Friday, January 07, 2005

Civil War, Cancer, On the March



Funny, I always imagined Diane Rehm to resemble some sort of cardigan-wearing, grandmother-type. Her show--on form this morning--is really THE reason to support NPR, even if she still occasionally suffers from the 'suffer the children' Christian prejudice. Of course there's always Alan Chartock's little empire of sophistication too. Any shortwave radio fans out there?

When I heard about this little catastrophe (don't think too hard about it, these things are inevitable), all I could think of was the eerily nostalgic scenes (already nostalgic! But then isn't all futurist writing?) from DeLillo's realist/dystopian novel White Noise. Is this possible? Can novels be realist, nostalgic and dystopian at once? At what point do such exercises, to some degree dramatizing the entirely predictable, become normative or risk naturalizing the very conditions they seek to expose and critique? Would that be a fundamental misreading? Perhaps the question is more appropriate to pose in relation to Ulrich Beck's Risk Society. Like Habermas, Beck's more traditional, rigidly sociological writings risk naturalizing what he likes to call "The Risk Society," if not even, in some sense, what Derrida liked to call "the worst" itself. Which is precisely why the poststructuralist critique (and not Eagleton's watered-down version) is so important and so very inescapably necessary. How else for "the inevitable" to be rendered otherwise, really?

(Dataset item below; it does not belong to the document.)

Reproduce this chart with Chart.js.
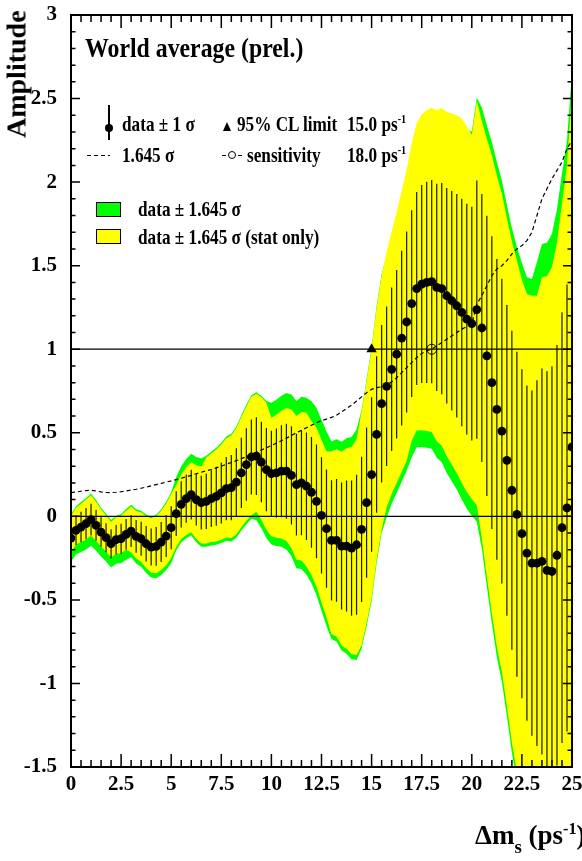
<!DOCTYPE html>
<html>
<head>
<meta charset="utf-8">
<script src="https://cdn.jsdelivr.net/npm/chart.js@4.4.1/dist/chart.umd.min.js"></script>
<style>
  html, body { margin: 0; padding: 0; background: #fff; }
  #wrap { position: relative; width: 582px; height: 861px; overflow: hidden; }
  #plot { position: absolute; left: 0; top: 0; }
  .t {
    position: absolute; color: #000; white-space: nowrap; line-height: 1;
    font-family: "Liberation Serif", "Times New Roman", serif; font-weight: bold;
    transform-origin: 0 0;
  }
  .c { transform: scaleX(0.8); }
  .t sup { font-size: 0.6em; position: relative; top: -0.6em; vertical-align: baseline; }
  .t sub { font-size: 0.7em; position: relative; top: 0.45em; vertical-align: baseline; }
  .sym { position: absolute; }
</style>
</head>
<body>
<div id="wrap">
  <canvas id="plot" width="582" height="861"></canvas>

  <div class="t" style="font-size:28px; transform: translate(2.5px,138px) rotate(-90deg);">Amplitude</div>
  <div class="t" style="font-size:27px; left:475px; top:822px;">&Delta;m<sub>s</sub> (ps<sup>-1</sup>)</div>

  <div class="t" style="font-size:28px; left:85px; top:34px; transform: scaleX(0.85);">World average (prel.)</div>

  <!-- legend: markers -->
  <div class="sym" style="left:108px; top:105px; width:1.5px; height:35px; background:#000;"></div>
  <div class="sym" style="left:105px; top:123.5px; width:8px; height:8px; border-radius:50%; background:#000;"></div>
  <div class="t c" style="font-size:21.5px; left:122px; top:114px;">data &plusmn; 1 &sigma;</div>

  <div class="sym" style="left:222.5px; top:122px; width:0; height:0; border-left:4.5px solid transparent; border-right:4.5px solid transparent; border-bottom:9px solid #000;"></div>
  <div class="t c" style="font-size:21.5px; left:237px; top:114px;">95% CL limit</div>
  <div class="t c" id="limTxt" style="font-size:21.5px; left:347px; top:114px;"></div>

  <div class="sym" style="left:87px; top:154.5px; width:23px; height:1.3px; background:repeating-linear-gradient(to right,#000 0 4px,transparent 4px 7px);"></div>
  <div class="t c" style="font-size:21.5px; left:122px; top:145px;">1.645 &sigma;</div>

  <div class="sym" style="left:222px; top:154.5px; width:20px; height:1.2px; background:repeating-linear-gradient(to right,#000 0 4px,transparent 4px 16px,#000 16px 20px);"></div>
  <div class="sym" style="left:227.5px; top:150.5px; width:8px; height:8px; border:1px solid #000; border-radius:50%; box-sizing:border-box;"></div>
  <div class="t c" style="font-size:21.5px; left:247px; top:145px;">sensitivity</div>
  <div class="t c" id="sensTxt" style="font-size:21.5px; left:347px; top:145px;"></div>

  <!-- legend: bands -->
  <div class="sym" style="left:96px; top:202px; width:25px; height:15px; background:#00ff00; border:1px solid #000; box-sizing:border-box;"></div>
  <div class="t c" style="font-size:21.5px; left:138px; top:199px;">data &plusmn; 1.645 &sigma;</div>
  <div class="sym" style="left:96px; top:229px; width:25px; height:15px; background:#ffff00; border:1px solid #000; box-sizing:border-box;"></div>
  <div class="t c" style="font-size:21.5px; left:138px; top:227px;">data &plusmn; 1.645 &sigma; (stat only)</div>
</div>

<script>
// ── Scan points (Δm_s in ps^-1) ─────────────────────────
const dms = [
  0, 0.25, 0.5, 0.75, 1, 1.25, 1.5, 1.75, 2, 2.25,
  2.5, 2.75, 3, 3.25, 3.5, 3.75, 4, 4.25, 4.5, 4.75,
  5, 5.25, 5.5, 5.75, 6, 6.25, 6.5, 6.75, 7, 7.25,
  7.5, 7.75, 8, 8.25, 8.5, 8.75, 9, 9.25, 9.5, 9.75,
  10, 10.25, 10.5, 10.75, 11, 11.25, 11.5, 11.75, 12, 12.25,
  12.5, 12.75, 13, 13.25, 13.5, 13.75, 14, 14.25, 14.5, 14.75,
  15, 15.25, 15.5, 15.75, 16, 16.25, 16.5, 16.75, 17, 17.25,
  17.5, 17.75, 18, 18.25, 18.5, 18.75, 19, 19.25, 19.5, 19.75,
  20, 20.25, 20.5, 20.75, 21, 21.25, 21.5, 21.75, 22, 22.25,
  22.5, 22.75, 23, 23.25, 23.5, 23.75, 24, 24.25, 24.5, 24.75,
  25
];

// measured amplitude
const amp = [
  -0.13, -0.084, -0.064, -0.044, -0.02, -0.054, -0.094, -0.128, -0.164, -0.14,
  -0.134, -0.108, -0.088, -0.12, -0.134, -0.164, -0.184, -0.18, -0.154, -0.118,
  -0.068, 0.016, 0.072, 0.106, 0.13, 0.10, 0.082, 0.09, 0.106, 0.12,
  0.14, 0.166, 0.172, 0.205, 0.26, 0.31, 0.355, 0.36, 0.325, 0.28,
  0.255, 0.26, 0.27, 0.27, 0.245, 0.19, 0.2, 0.18, 0.144, 0.09,
  0.006, -0.074, -0.144, -0.144, -0.178, -0.178, -0.19, -0.17, -0.078, 0.082,
  0.25, 0.49, 0.674, 0.778, 0.88, 0.97, 1.067, 1.163, 1.273, 1.363,
  1.39, 1.40, 1.405, 1.37, 1.363, 1.32, 1.29, 1.26, 1.22, 1.18,
  1.153, 1.237, 1.127, 0.96, 0.80, 0.64, 0.51, 0.335, 0.156, 0.012,
  -0.104, -0.22, -0.28, -0.28, -0.27, -0.323, -0.33, -0.233, -0.068, 0.05,
  0.415
];

// 1.645 sigma, total errors (also the dashed curve)
const err1645 = [
  0.142, 0.145, 0.15, 0.154, 0.156, 0.152, 0.146, 0.143, 0.142, 0.144,
  0.147, 0.152, 0.157, 0.162, 0.168, 0.175, 0.182, 0.19, 0.197, 0.205,
  0.212, 0.22, 0.228, 0.237, 0.245, 0.255, 0.264, 0.272, 0.28, 0.29,
  0.30, 0.312, 0.322, 0.333, 0.345, 0.357, 0.37, 0.383, 0.397, 0.41,
  0.424, 0.438, 0.452, 0.468, 0.484, 0.5, 0.515, 0.53, 0.545, 0.56,
  0.572, 0.582, 0.592, 0.605, 0.625, 0.645, 0.665, 0.69, 0.715, 0.74,
  0.76, 0.77, 0.775, 0.785, 0.805, 0.83, 0.86, 0.89, 0.92, 0.95,
  0.975, 0.99, 1.0, 1.02, 1.04, 1.06, 1.08, 1.10, 1.12, 1.135,
  1.15, 1.27, 1.32, 1.38, 1.44, 1.48, 1.5, 1.53, 1.57, 1.6,
  1.62, 1.65, 1.7, 1.8, 1.9, 1.96, 2.02, 2.07, 2.12, 2.2,
  2.25
];

// 1.645 sigma, statistical errors only (upper and lower side)
const statUp = [
  0.132, 0.135, 0.14, 0.144, 0.146, 0.142, 0.136, 0.133, 0.132, 0.134,
  0.137, 0.142, 0.147, 0.152, 0.158, 0.165, 0.172, 0.18, 0.187, 0.195,
  0.202, 0.17, 0.178, 0.187, 0.195, 0.205, 0.214, 0.262, 0.27, 0.28,
  0.29, 0.302, 0.312, 0.323, 0.335, 0.347, 0.36, 0.373, 0.387, 0.40,
  0.334, 0.348, 0.362, 0.378, 0.394, 0.41, 0.425, 0.44, 0.425, 0.44,
  0.452, 0.462, 0.532, 0.545, 0.565, 0.585, 0.605, 0.63, 0.705, 0.73,
  0.75, 0.76, 0.765, 0.805, 0.825, 0.85, 0.88, 0.91, 0.96, 0.99,
  1.015, 1.03, 1.04, 1.06, 1.08, 1.10, 1.12, 1.14, 1.16, 1.155,
  1.13, 1.25, 1.24, 1.30, 1.36, 1.40, 1.42, 1.45, 1.49, 1.52,
  1.52, 1.55, 1.6, 1.6, 1.7, 1.76, 1.82, 1.87, 1.94, 2.05,
  2.12
];
const statDn = [
  0.082, 0.085, 0.09, 0.094, 0.096, 0.092, 0.086, 0.083, 0.082, 0.084,
  0.087, 0.092, 0.127, 0.132, 0.138, 0.145, 0.152, 0.16, 0.167, 0.175,
  0.182, 0.2, 0.208, 0.217, 0.225, 0.235, 0.244, 0.252, 0.26, 0.27,
  0.28, 0.292, 0.302, 0.313, 0.325, 0.337, 0.35, 0.333, 0.347, 0.36,
  0.374, 0.388, 0.402, 0.418, 0.434, 0.45, 0.465, 0.48, 0.495, 0.51,
  0.522, 0.532, 0.562, 0.575, 0.595, 0.615, 0.635, 0.66, 0.695, 0.72,
  0.74, 0.75, 0.755, 0.725, 0.745, 0.77, 0.8, 0.83, 0.82, 0.85,
  0.875, 0.89, 0.90, 0.92, 0.94, 0.96, 0.98, 1.0, 1.02, 1.035,
  1.05, 1.17, 1.26, 1.32, 1.38, 1.42, 1.44, 1.47, 1.51, 1.54,
  1.57, 1.6, 1.65, 1.7, 1.8, 1.86, 1.92, 1.97, 2.02, 2.1,
  2.15
];

const limit95 = 15.0;      // 95% CL lower limit
const sensitivity = 18.0;  // where 1.645 sigma crosses A = 1

const xTicks = [0, 2.5, 5, 7.5, 10, 12.5, 15, 17.5, 20, 22.5, 25];
const yTicks = [-1.5, -1, -0.5, 0, 0.5, 1, 1.5, 2, 2.5, 3];

document.getElementById("limTxt").innerHTML = limit95.toFixed(1) + " ps<sup>-1</sup>";
document.getElementById("sensTxt").innerHTML = sensitivity.toFixed(1) + " ps<sup>-1</sup>";

// ── Helpers ─────────────────────────────────────────────
const xy = (f) => dms.map((x, i) => ({ x, y: f(i) }));
const edge = { pointRadius: 0, borderWidth: 0, borderColor: "rgba(0,0,0,0)", clip: 0 };

const errBars = dms.flatMap((x, i) => {
  const s = err1645[i] / 1.645;
  return [{ x, y: amp[i] - s }, { x, y: amp[i] + s }, { x, y: null }];
});

// frame with inward ticks on all four sides
const frame = {
  id: "frame",
  afterDatasetsDraw(chart) {
    const { ctx, chartArea: a, scales: { x, y } } = chart;
    ctx.save();
    ctx.strokeStyle = "#000";
    ctx.lineWidth = 1.5;
    ctx.beginPath();
    for (let k = -15; k <= 30; k++) {
      const py = y.getPixelForValue(k / 10);
      const len = k % 5 === 0 ? 9 : 4.5;
      ctx.moveTo(a.left, py);  ctx.lineTo(a.left + len, py);
      ctx.moveTo(a.right, py); ctx.lineTo(a.right - len, py);
    }
    for (let k = 0; k <= 50; k++) {
      const px = x.getPixelForValue(k / 2);
      const len = k % 5 === 0 ? 13 : 7;
      ctx.moveTo(px, a.bottom); ctx.lineTo(px, a.bottom - len);
      ctx.moveTo(px, a.top);    ctx.lineTo(px, a.top + len);
    }
    ctx.stroke();
    ctx.lineWidth = 2;
    ctx.strokeRect(a.left, a.top, a.width, a.height);
    ctx.restore();
  }
};

const tickFont = { family: "'Liberation Serif', 'Times New Roman', serif", weight: "bold", size: 21 };

new Chart(document.getElementById("plot"), {
  type: "line",
  data: {
    datasets: [
      { ...edge, data: xy(i => amp[i] - err1645[i]), fill: false, order: 10 },
      { ...edge, data: xy(i => amp[i] + err1645[i]), fill: "-1", backgroundColor: "#00ff00", order: 10 },
      { ...edge, data: xy(i => amp[i] - statDn[i]), fill: false, order: 9 },
      { ...edge, data: xy(i => amp[i] + statUp[i]), fill: "-1", backgroundColor: "#ffff00", order: 9 },
      { data: [{ x: 0, y: 1 }, { x: 25, y: 1 }], borderColor: "#000", borderWidth: 1.2, pointRadius: 0, order: 8 },
      { data: [{ x: 0, y: 0 }, { x: 25, y: 0 }], borderColor: "#000", borderWidth: 1.2, pointRadius: 0, order: 8 },
      { data: errBars, borderColor: "#1a1a1a", borderWidth: 1.2, pointRadius: 0, spanGaps: false, clip: 0, order: 7 },
      { data: xy(i => err1645[i]), borderColor: "#000", borderWidth: 1.2, borderDash: [4, 3],
        pointRadius: 0, clip: 0, order: 6 },
      { data: xy(i => amp[i]), showLine: false, pointRadius: 4.4, pointBackgroundColor: "#000",
        pointBorderWidth: 0, clip: 0, order: 5 },
      { data: [{ x: limit95, y: 1 }], showLine: false, pointStyle: "triangle", pointRadius: 6,
        pointBackgroundColor: "#000", pointBorderColor: "#000", pointBorderWidth: 0, order: 4 },
      { data: [{ x: sensitivity, y: 1 }], showLine: false, pointStyle: "circle", pointRadius: 5,
        pointBackgroundColor: "rgba(0,0,0,0)", pointBorderColor: "#000", pointBorderWidth: 1, order: 4 }
    ]
  },
  options: {
    responsive: false,
    animation: false,
    devicePixelRatio: 1,
    layout: { autoPadding: false, padding: { top: 15, right: 10, bottom: 0, left: 0 } },
    plugins: { legend: { display: false }, tooltip: { enabled: false } },
    scales: {
      x: {
        type: "linear", min: 0, max: 25, offset: false,
        grid: { display: false, drawTicks: false }, border: { display: false },
        afterBuildTicks: s => { s.ticks = xTicks.map(v => ({ value: v })); },
        afterFit: s => { s.height = 94; s.paddingLeft = 0; s.paddingRight = 0; },
        ticks: { color: "#000", font: tickFont, padding: 5, maxRotation: 0, autoSkip: false,
                 callback: v => String(v) }
      },
      y: {
        type: "linear", min: -1.5, max: 3,
        grid: { display: false, drawTicks: false }, border: { display: false },
        afterBuildTicks: s => { s.ticks = yTicks.map(v => ({ value: v })); },
        afterFit: s => { s.width = 71; s.paddingTop = 0; s.paddingBottom = 0; },
        ticks: { color: "#000", font: tickFont, padding: 14, autoSkip: false,
                 callback: v => String(v) }
      }
    }
  },
  plugins: [frame]
});
</script>
</body>
</html>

In a photo opportunity at the White House, Bush was asked about comments by Brent Scowcroft, a retired Air Force lieutenant general who served as national security adviser under presidents Gerald Ford and George H.W. Bush and until recently chaired the President's Foreign Intelligence Advisory Board. Scowcroft told a Washington luncheon yesterday that he expects "an incipient civil war" between Sunni and Shiite Muslims in Iraq after the Jan. 30 elections. He said the U.S. military presence in Iraq is inflaming the Middle East and hurting the war on terrorism, and he suggested turning the operation over to NATO or the United Nations.


"The Iraqi elections, rather than turning out to be a promising turning point, have the great potential for deepening the conflict," Scowcroft said at the New America Foundation luncheon, expressing a view increasing shared by both Democratic and Republican foreign policy specialists.

Asked if he shares Scowcroft's concerns, Bush told reporters today, "Quite the opposite. I think elections will be such a incredibly hopeful experience for the Iraqi people."

He said that 14 of Iraq's 18 provinces "appear to be relatively calm." The four remaining provinces "are places where the terrorists are trying to stop people from voting," he said. "So I know it's hard. But it's hard for a reason. And the reason it's hard is because there are a handful of folks who fear freedom."


Ah, reasons. It's hard because the terrorists are stingy. Got Civil War? Got Cancer? Does the cynicism of late capitalism have any other limit than apocalypse? I confess that David Wallace's new book annoys me, although I've only just begun. In endlessly toying with the possibilities for absurd situations (a "postmodern Borges," let the critics collective gush), he seems on some level content to be an entertainer merely. After all, there is life after parody. There is a grown-up world to share after going through the professional student-grooming machine. To mistake the machine for the world. Why oh why are so many writers content to be one trick ponies? To be fair, Foster Wallace does go a ways toward re-thinking such things as limits of course, in his way. His psychological delvings are often brilliant, and he is clearly a master of form, especially for those with the very precise declination of boredom to meet him on the page. The impact is often sort of breathtaking, really. In a persistently excessive and simultaneously picayune kind of way.